Optical Filters for Laser Systems

Optical filters in laser systems are used to manage wavelength purity, separate desired beams from unwanted spectral content, and reduce reflections that can disturb the optical path. They can help clean up the beam, route light more efficiently, and support more stable system performance.

Use cases Beam delivery, instrumentation, inspection systems, analysis setups, laser-based imaging

Core challenge Unwanted spectral content, reflection-related loss, coating durability in demanding paths

Key filters Bandpass, beam splitters, anti-reflection coatings

Why Optical Filtering Matters in Laser Systems

A narrow source does not guarantee a clean optical path. Unwanted lines, harmonics, or monitoring-path contamination can still reduce measurement quality. Ghost reflections and feedback can lower efficiency or complicate alignment, especially in compact or sensitive optical assemblies. The optical design should consider not only the nominal wavelength but also the real intensity, angle, and thermal conditions of the system.

Line Isolation

Filters can help isolate the spectral region that matters for the system task or detector.

Path Control

Beam splitters and coatings support cleaner routing of source, reference, and detection paths.

Stray-Light Reduction

Better spectral and reflection control can make measurements cleaner and alignments more stable.

How Filters Are Used in Laser Systems

Source Cleanup Path

Bandpass, longpass, or shortpass elements may be used to isolate the desired wavelength region or separate a useful line from surrounding spectral content.

Beam-Routing Path

Beam splitters commonly help divide or combine optical paths for monitoring, alignment, or dual-path architectures.
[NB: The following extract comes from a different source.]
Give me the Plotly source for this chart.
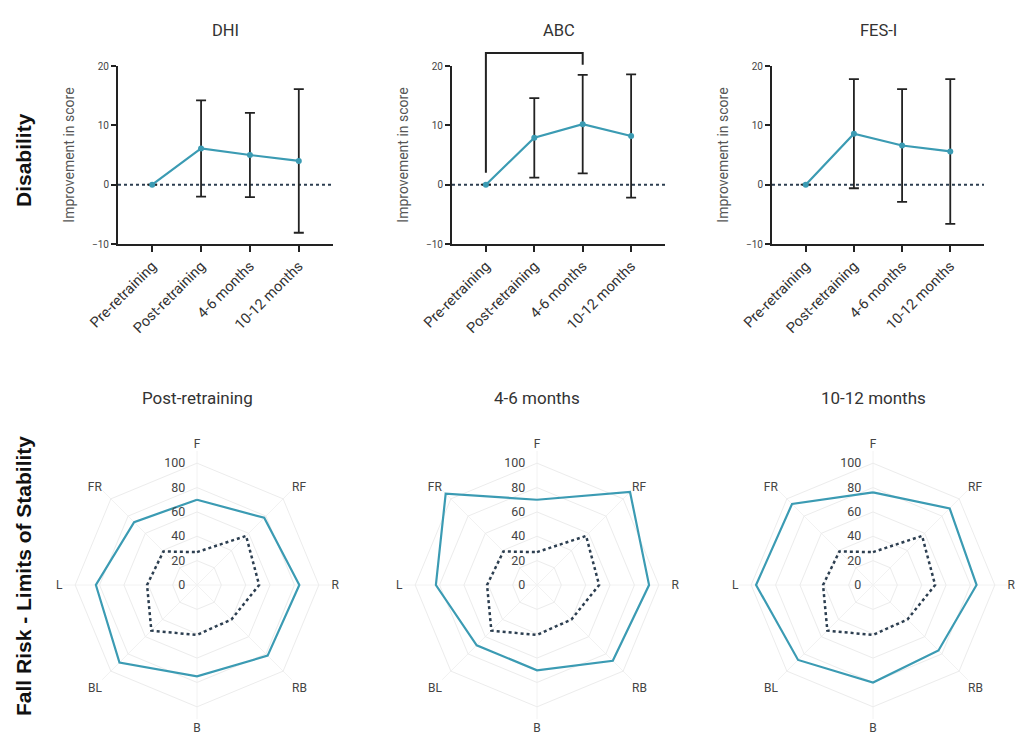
import plotly.graph_objects as go

# ---------------- data ----------------
timepoints = ["Pre-retraining", "Post-retraining", "4-6 months", "10-12 months"]

dhi_mean = [0, 6.1, 5.0, 4.0]
dhi_err = [None, 8.1, 7.1, 12.1]

abc_mean = [0, 7.9, 10.2, 8.2]
abc_err = [None, 6.7, 8.3, 10.4]

fes_mean = [0, 8.6, 6.6, 5.6]
fes_err = [None, 9.2, 9.5, 12.2]

# significance bracket on ABC: from Pre-retraining to 4-6 months
abc_bracket_x = [0, 0, 2, 2]
abc_bracket_y = [2.0, 22.2, 22.2, 20.2]

directions = ["F", "RF", "R", "RB", "B", "BL", "L", "FR"]
los_post = [70, 78, 84, 82, 75, 90, 83, 73]
los_4_6 = [70, 108, 92, 88, 70, 70, 83, 106]
los_10_12 = [76, 89, 85, 76, 80, 87, 96, 94]
los_ref = [27, 57, 51, 40, 41, 53, 41, 39]
radial_ticks = [0, 20, 40, 60, 80, 100]

radar_titles = ["Post-retraining", "4-6 months", "10-12 months"]
line_titles = ["DHI", "ABC", "FES-I"]

# ---------------- style ----------------
TEAL = "#3b9bb3"
NAVY = "#2c3e50"
FONT = "Roboto"

W, H = 1024, 740
YRANGE = [-10, 20]
top_y_dom = [1 - 244 / H, 1 - 66 / H]
top_x_doms = [[118 / W, 333 / W], [452 / W, 665 / W], [772 / W, 984 / W]]
radar_centers = [197, 537, 873]
radar_cy = 585
radar_r = 134

fig = go.Figure()

series = [(dhi_mean, dhi_err), (abc_mean, abc_err), (fes_mean, fes_err)]
for i, (m, e) in enumerate(series):
    ax = "" if i == 0 else str(i + 1)
    fig.add_trace(go.Scatter(
        x=timepoints, y=m, mode="lines+markers",
        line=dict(color=TEAL, width=2.2),
        marker=dict(color=TEAL, size=6),
        error_y=dict(type="data", array=e, visible=True, color="#222222",
                     thickness=1.8, width=5),
        xaxis="x" + ax, yaxis="y" + ax, showlegend=False,
    ))
    xa = dict(domain=top_x_doms[i], anchor="y" + ax, range=[-0.7, 3.7],
              automargin=False,
              showline=True, linecolor="#222222", linewidth=2,
              ticks="outside", ticklen=6, tickwidth=2, tickcolor="#222222",
              tickangle=-45, tickfont=dict(size=14.5, color="#333333"),
              showgrid=False, zeroline=False,
              categoryorder="array", categoryarray=timepoints)
    ya = dict(domain=top_y_dom, anchor="x" + ax, range=YRANGE,
              automargin=False,
              tickvals=[-10, 0, 10, 20],
              showline=True, linecolor="#222222", linewidth=2,
              ticks="outside", ticklen=5, tickwidth=2, tickcolor="#222222",
              tickfont=dict(size=10, color="#444444"),
              showgrid=False, zeroline=False,
              title=dict(text="Improvement in score",
                         font=dict(size=14, color="#555555"), standoff=14))
    fig.layout["xaxis" + ax] = xa
    fig.layout["yaxis" + ax] = ya
    # dashed zero reference line
    fig.add_shape(type="line", xref="x" + ax + " domain", yref="y" + ax,
                  x0=0, x1=1, y0=0, y1=0,
                  line=dict(color=NAVY, width=2, dash="dot"), layer="below")
    # subplot title
    fig.add_annotation(text=line_titles[i], xref="paper", yref="paper",
                       x=sum(top_x_doms[i]) / 2, y=1 - 30 / H,
                       xanchor="center", yanchor="middle",
                       showarrow=False, font=dict(size=16.5, color="#333333"))

# ABC bracket (above the plotting range -> y in paper units from data)
def y_to_paper(v):
    return top_y_dom[0] + (v - YRANGE[0]) / (YRANGE[1] - YRANGE[0]) * (top_y_dom[1] - top_y_dom[0])

path = ""
for k, (bx, by) in enumerate(zip(abc_bracket_x, abc_bracket_y)):
    path += ("M" if k == 0 else " L") + f" {bx} {y_to_paper(by)}"
fig.add_shape(type="path", xref="x2", yref="paper", path=path,
              line=dict(color="#222222", width=2))

# ---------------- radars ----------------
radar_series = [los_post, los_4_6, los_10_12]
pad = "\u00a0" * 3
for i, vals in enumerate(radar_series):
    pid = "polar" if i == 0 else "polar" + str(i + 1)
    theta = directions + directions[:1]
    fig.add_trace(go.Scatterpolar(
        r=los_ref + los_ref[:1], theta=theta, mode="lines",
        line=dict(color=NAVY, width=2.5, dash="dot"),
        subplot=pid, showlegend=False))
    fig.add_trace(go.Scatterpolar(
        r=vals + vals[:1], theta=theta, mode="lines",
        line=dict(color=TEAL, width=2.2),
        subplot=pid, showlegend=False))
    cx = radar_centers[i]
    fig.layout[pid] = dict(
        domain=dict(x=[(cx - radar_r) / W, (cx + radar_r) / W],
                    y=[1 - (radar_cy + radar_r) / H, 1 - (radar_cy - radar_r) / H]),
        gridshape="linear", bgcolor="white",
        radialaxis=dict(range=[0, 110], tickvals=radial_ticks,
                        ticktext=[f"{t}{pad}" for t in radial_ticks],
                        angle=90, side="counterclockwise", showline=False,
                        tickangle=90,
                        ticks="", gridcolor="#ececec", gridwidth=1,
                        tickfont=dict(size=12.5, color="#444444")),
        angularaxis=dict(direction="clockwise", rotation=90,
                         categoryorder="array", categoryarray=directions,
                         showline=False, gridcolor="#f2f2f2", ticks="",
                         tickfont=dict(size=12, color="#444444")),
    )
    fig.add_annotation(text=radar_titles[i], xref="paper", yref="paper",
                       x=cx / W, y=1 - 398 / H, xanchor="center", yanchor="middle",
                       showarrow=False, font=dict(size=17, color="#333333"))

# row labels
fig.add_annotation(text="<b>Disability</b>", xref="paper", yref="paper",
                   x=23 / W, y=1 - 160 / H, textangle=-90, showarrow=False,
                   xanchor="center", yanchor="middle",
                   font=dict(size=21, color="#111111", family="Liberation Sans"))
fig.add_annotation(text="<b>Fall Risk - Limits of Stability</b>", xref="paper", yref="paper",
                   x=23 / W, y=1 - 576 / H, textangle=-90, showarrow=False,
                   xanchor="center", yanchor="middle",
                   font=dict(size=21, color="#111111", family="Liberation Sans"))

fig.update_layout(width=W, height=H, margin=dict(l=0, r=0, t=0, b=0, autoexpand=False),
                  paper_bgcolor="white", plot_bgcolor="white",
                  font=dict(family=FONT, color="#333333"), showlegend=False)

fig.write_html("out.html", config={"displayModeBar": False},
               post_script="document.body.style.margin='0px';")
Common filter types for laser systems

Bandpass filters are useful when the system needs to isolate a defined laser line or detection band from surrounding light. Beam splitters support optical layouts that need to divide or combine source and detection paths efficiently. Anti-reflection coatings help reduce reflection losses and ghosting so more of the useful signal continues through the intended optical path.

Key Design Considerations

Choose Around the Actual Beam Conditions

Wavelength is important, but power density, angle of incidence, and polarization can also change real performance.

Treat Reflections as a System Problem

Ghosts and back-reflections can reduce stability even when basic transmission numbers look good.

Consider Coating Durability Early

If the optical path will see meaningful heat or long runtimes, coating stability should be part of the filter-selection process.

Frequently Asked Questions

Can the same filter work in both low-power and high-power laser systems?

Not automatically. Power density, coating durability, and thermal handling should be evaluated in the context of the real beam conditions.

Why do AR coatings matter in laser systems?

Because reflection losses and ghost paths can degrade efficiency, alignment stability, and signal quality even when the laser line itself is spectrally narrow.

Do laser systems ever need broad blocking even with narrow sources?

Yes. The surrounding optical path may still include unwanted lines, harmonics, pump light, or monitoring-path contamination that benefit from suppression.

Should laser filters be chosen only by wavelength?

No. Angle, polarization, power density, and coating durability can all affect whether the filter will behave well in the real system.